TO DO >>
Show all lines of the listing that hold the word "this".

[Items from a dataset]
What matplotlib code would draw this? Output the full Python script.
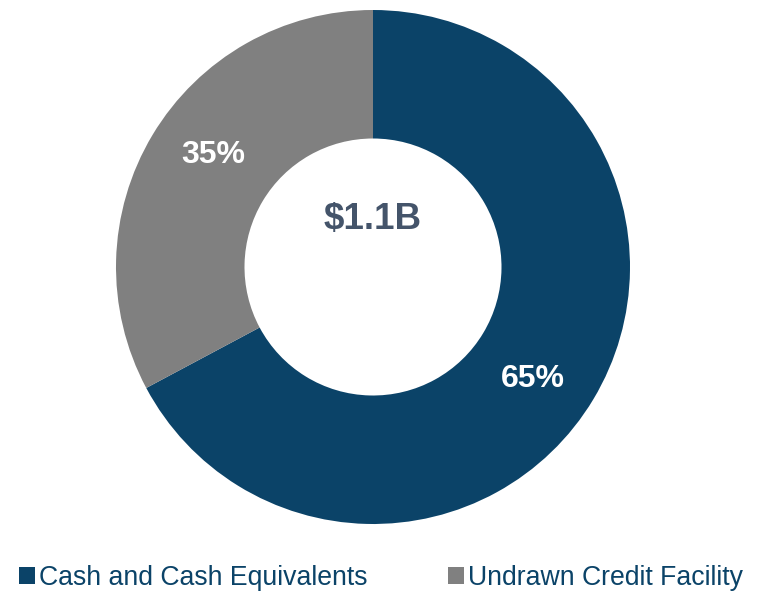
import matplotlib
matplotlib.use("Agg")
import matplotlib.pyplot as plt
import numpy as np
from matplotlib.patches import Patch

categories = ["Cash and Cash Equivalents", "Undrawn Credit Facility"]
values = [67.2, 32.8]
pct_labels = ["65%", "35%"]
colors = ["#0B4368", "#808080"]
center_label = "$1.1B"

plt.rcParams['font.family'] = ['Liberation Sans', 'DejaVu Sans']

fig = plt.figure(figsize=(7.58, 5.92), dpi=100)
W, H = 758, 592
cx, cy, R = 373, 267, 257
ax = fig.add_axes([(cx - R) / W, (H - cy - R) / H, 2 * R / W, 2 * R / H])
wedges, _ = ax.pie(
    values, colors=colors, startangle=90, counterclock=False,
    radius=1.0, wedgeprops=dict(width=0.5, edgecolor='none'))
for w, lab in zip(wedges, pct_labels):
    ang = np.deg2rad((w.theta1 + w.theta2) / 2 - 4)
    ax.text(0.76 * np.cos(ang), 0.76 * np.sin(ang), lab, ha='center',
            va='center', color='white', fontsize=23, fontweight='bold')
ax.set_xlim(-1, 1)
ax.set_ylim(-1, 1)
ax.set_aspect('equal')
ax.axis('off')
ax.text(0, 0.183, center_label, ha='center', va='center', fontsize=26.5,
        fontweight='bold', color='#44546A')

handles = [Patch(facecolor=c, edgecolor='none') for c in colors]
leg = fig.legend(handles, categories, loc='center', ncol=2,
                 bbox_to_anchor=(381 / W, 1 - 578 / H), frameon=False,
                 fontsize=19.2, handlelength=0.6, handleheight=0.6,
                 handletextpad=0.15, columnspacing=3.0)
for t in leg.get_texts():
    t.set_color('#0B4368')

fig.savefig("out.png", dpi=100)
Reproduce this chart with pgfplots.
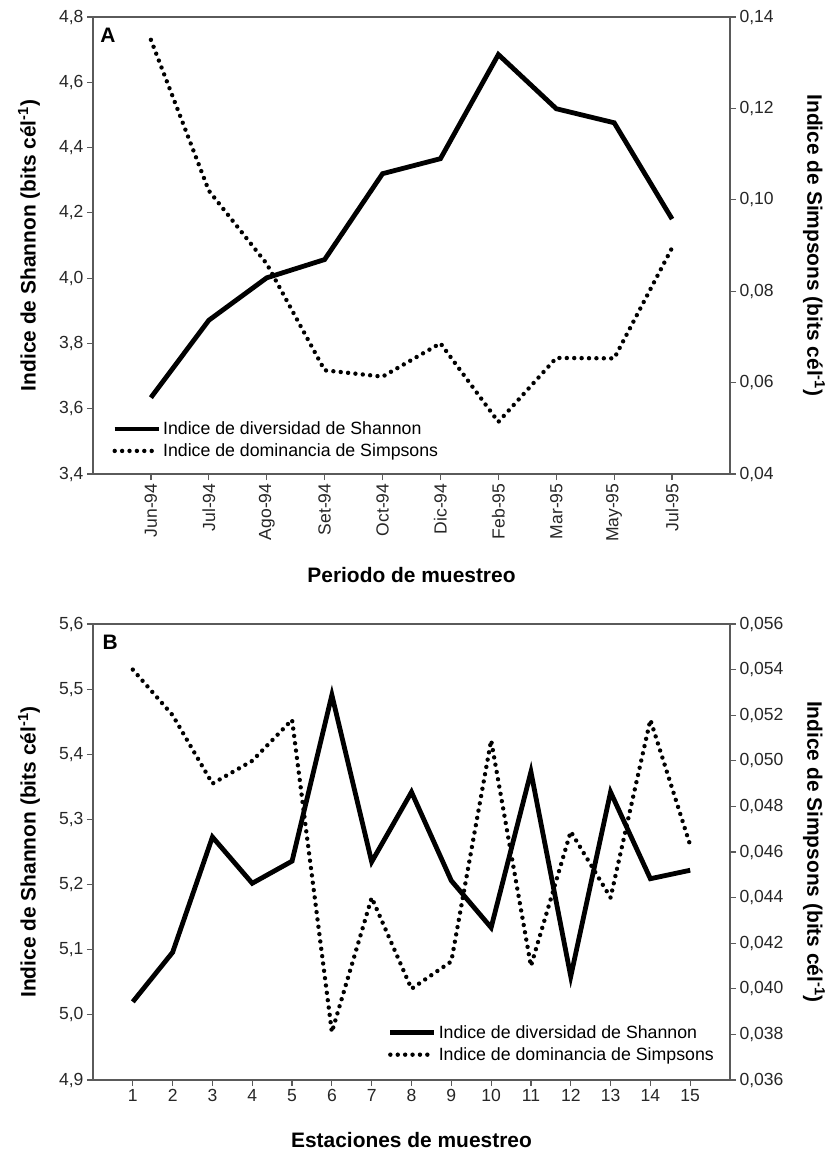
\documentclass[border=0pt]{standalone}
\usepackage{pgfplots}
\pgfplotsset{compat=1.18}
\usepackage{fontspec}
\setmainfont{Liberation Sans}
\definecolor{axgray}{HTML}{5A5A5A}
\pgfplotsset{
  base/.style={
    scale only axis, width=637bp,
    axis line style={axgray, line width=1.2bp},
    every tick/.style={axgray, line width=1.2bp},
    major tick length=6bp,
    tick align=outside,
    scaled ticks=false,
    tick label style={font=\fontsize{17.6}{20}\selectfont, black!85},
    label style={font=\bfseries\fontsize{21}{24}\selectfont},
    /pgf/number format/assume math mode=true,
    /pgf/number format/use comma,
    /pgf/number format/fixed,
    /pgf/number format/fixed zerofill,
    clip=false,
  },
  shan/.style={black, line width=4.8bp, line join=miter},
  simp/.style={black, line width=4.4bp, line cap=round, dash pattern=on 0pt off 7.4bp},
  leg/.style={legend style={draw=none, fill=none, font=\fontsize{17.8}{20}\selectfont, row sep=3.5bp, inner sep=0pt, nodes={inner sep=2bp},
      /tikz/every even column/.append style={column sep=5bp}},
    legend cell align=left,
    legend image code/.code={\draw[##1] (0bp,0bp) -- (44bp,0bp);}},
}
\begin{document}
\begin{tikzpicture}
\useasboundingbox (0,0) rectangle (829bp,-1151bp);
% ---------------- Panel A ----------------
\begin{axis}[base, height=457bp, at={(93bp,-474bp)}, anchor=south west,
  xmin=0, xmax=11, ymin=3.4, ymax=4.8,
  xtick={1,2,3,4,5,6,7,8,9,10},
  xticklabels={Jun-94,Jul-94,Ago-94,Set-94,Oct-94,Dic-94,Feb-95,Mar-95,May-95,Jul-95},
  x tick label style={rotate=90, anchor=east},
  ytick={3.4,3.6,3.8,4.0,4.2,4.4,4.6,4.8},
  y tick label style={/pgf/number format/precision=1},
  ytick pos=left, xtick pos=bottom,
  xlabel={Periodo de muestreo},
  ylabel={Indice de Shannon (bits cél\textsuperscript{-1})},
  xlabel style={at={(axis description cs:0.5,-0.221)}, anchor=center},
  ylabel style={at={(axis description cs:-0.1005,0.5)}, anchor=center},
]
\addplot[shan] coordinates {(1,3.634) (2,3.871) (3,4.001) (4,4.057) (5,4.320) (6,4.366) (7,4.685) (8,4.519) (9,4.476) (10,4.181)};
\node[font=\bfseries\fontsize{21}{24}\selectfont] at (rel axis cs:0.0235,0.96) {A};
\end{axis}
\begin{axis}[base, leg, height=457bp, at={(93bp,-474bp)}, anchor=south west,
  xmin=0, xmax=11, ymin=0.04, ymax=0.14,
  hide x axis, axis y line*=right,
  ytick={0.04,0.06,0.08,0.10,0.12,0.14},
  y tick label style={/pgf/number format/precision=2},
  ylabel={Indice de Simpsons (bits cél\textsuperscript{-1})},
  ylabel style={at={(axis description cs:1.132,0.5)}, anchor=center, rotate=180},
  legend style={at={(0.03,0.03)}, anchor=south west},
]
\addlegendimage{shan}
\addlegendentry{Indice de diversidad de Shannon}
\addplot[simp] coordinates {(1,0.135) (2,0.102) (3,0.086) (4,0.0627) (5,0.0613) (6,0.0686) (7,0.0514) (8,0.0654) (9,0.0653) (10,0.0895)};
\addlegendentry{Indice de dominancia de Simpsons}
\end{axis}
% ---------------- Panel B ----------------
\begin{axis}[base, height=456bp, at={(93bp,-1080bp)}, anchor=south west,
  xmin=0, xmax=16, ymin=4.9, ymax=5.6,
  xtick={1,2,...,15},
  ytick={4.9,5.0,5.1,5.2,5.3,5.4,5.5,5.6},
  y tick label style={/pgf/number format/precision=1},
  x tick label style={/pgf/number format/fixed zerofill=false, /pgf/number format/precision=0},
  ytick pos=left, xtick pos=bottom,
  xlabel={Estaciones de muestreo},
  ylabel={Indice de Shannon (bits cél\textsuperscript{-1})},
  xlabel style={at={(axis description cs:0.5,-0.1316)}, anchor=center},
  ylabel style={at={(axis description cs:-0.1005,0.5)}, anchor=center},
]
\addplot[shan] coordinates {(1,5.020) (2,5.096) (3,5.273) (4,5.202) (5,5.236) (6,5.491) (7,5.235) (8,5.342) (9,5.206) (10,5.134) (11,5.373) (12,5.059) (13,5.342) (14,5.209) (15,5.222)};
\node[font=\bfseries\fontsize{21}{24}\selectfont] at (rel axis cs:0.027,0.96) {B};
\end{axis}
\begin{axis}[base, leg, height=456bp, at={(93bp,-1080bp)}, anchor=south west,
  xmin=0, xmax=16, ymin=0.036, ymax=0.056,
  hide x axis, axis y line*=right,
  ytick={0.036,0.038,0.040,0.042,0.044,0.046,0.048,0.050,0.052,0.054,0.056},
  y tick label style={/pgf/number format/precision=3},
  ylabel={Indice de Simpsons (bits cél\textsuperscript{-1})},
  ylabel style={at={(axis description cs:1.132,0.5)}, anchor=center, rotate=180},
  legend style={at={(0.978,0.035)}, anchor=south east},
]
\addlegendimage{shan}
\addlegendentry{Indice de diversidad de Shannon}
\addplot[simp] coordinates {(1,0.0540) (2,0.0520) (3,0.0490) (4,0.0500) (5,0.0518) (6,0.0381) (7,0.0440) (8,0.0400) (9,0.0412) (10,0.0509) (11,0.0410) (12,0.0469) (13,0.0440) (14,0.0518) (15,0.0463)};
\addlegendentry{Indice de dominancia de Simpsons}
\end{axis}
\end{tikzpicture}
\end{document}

FINAL RESULT >>
What matplotlib code would draw this? Output the full Python script.
Reproduce this chart with pgfplots.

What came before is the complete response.